A small article about the machine has been posted on the school website:
I will be returning to the school with the information I've gathered from here and from the uni on the 25th of March!

Friday, 26 February 2010

Bucksburn Academy

My name is Ross Thomson, I am a pupil from Bucksburn Academy. We have just this week started building our Rapman and it has been coming along quite nicely. Due to the numerous mistakes in the instruction sheets (wrong pictures,parts,tools needed) we have found the 3D PDF to be the most useful tool.

To make our Rapman more sturdy we are thinking of making a permanent jig out of sheet steel and bar to keep all the rods at the critical places. Whether this sounds like a good idea or not you can let me know. It just occurred to me.

Thursday, 25 February 2010

Menzieshill High School, Dundee. Visit 1.

My name is Hannah Rae, I'm a Product Design & Innovation Student in my 4th year.
I visited Menzieshill High School in Dundee on the 18th of February 2010. The Engineering Club at this school is held at lunchtime and so I was present in the school from 11am until the end of the day.
The teacher, Mr Jack Waghorn, and his pupils and colleagues have been very busy and have already finished building the machine. It is now fully functioning and we got to work getting some of the kids to design simple shapes to try some quick builds.

The machine took roughly 24 -26 hours to build. This was about 8 days of working 3 - 4 hours a day on the machine.

The sheer volume of parts of the machine was the biggest challenge. Also as some of the parts are quite fragile there were one or two breakages. These were remedied with glue and pressure and do not seem to be affecting the machine at present.
Getting the top platform to remain level was a difficult task at first also.

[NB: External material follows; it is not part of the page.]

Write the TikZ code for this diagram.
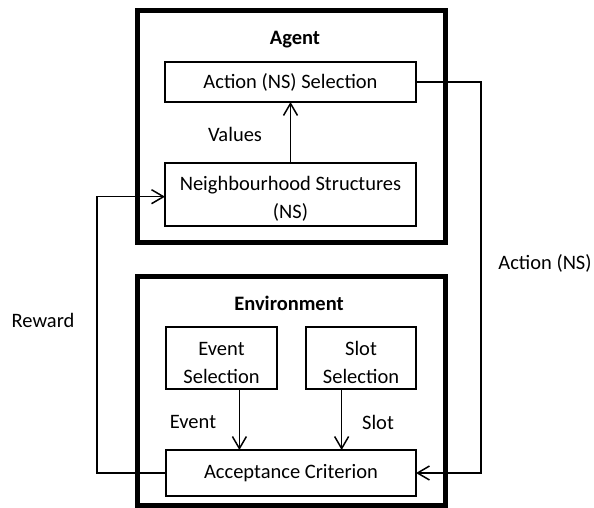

The easiest part of building the machine was said to be setting up the corners of the frame. This task was found to be simple due to its repetitive nature. The staff and pupils found that once the machine was finished it gave them a tremendous feeling of accomplishment. It took a lot of concentration to build.

It has been reported by Mr Waghorn that the 3D PDF file provided in the kit was OUTSTANDING and very helpful to all of those involved in putting the machine together.

Problems currently being experienced with the machine are:
* The machine can be a bit jumpy building parts with thicker walls

* Several nuts and bolts have shook off of the machine during a build and had to be replaced after the build was made. However, the build was made so it did not affect the machine's function.

*the PLA material has been clogging up the extruder when set up as directed onsite. Could a higher melting point be required?

* During a manufacture of Walt Disney's head, the build fell over 8 hours into production causing a mass of spaghetti-like plastic to be produced.

* The fan does not seem to be coming on during building. They have taken to opening the window during builds to help the plastic cool. Does the fan come on on its own?

Questions which the club would like to ask are:
* For information regarding the competition and what will be required of them.

* What, naturally, they could win?

* And if they could get a poster of the machine to put up in their corridor to demonstrate to parents and visitors the function of the RapMan?

The club are very capapble and very enthusiastic. Other activities going on in the school are equally impressive and all students are very knowledgable and capable with CAD. I look forward to visiting them again next month with more information for them!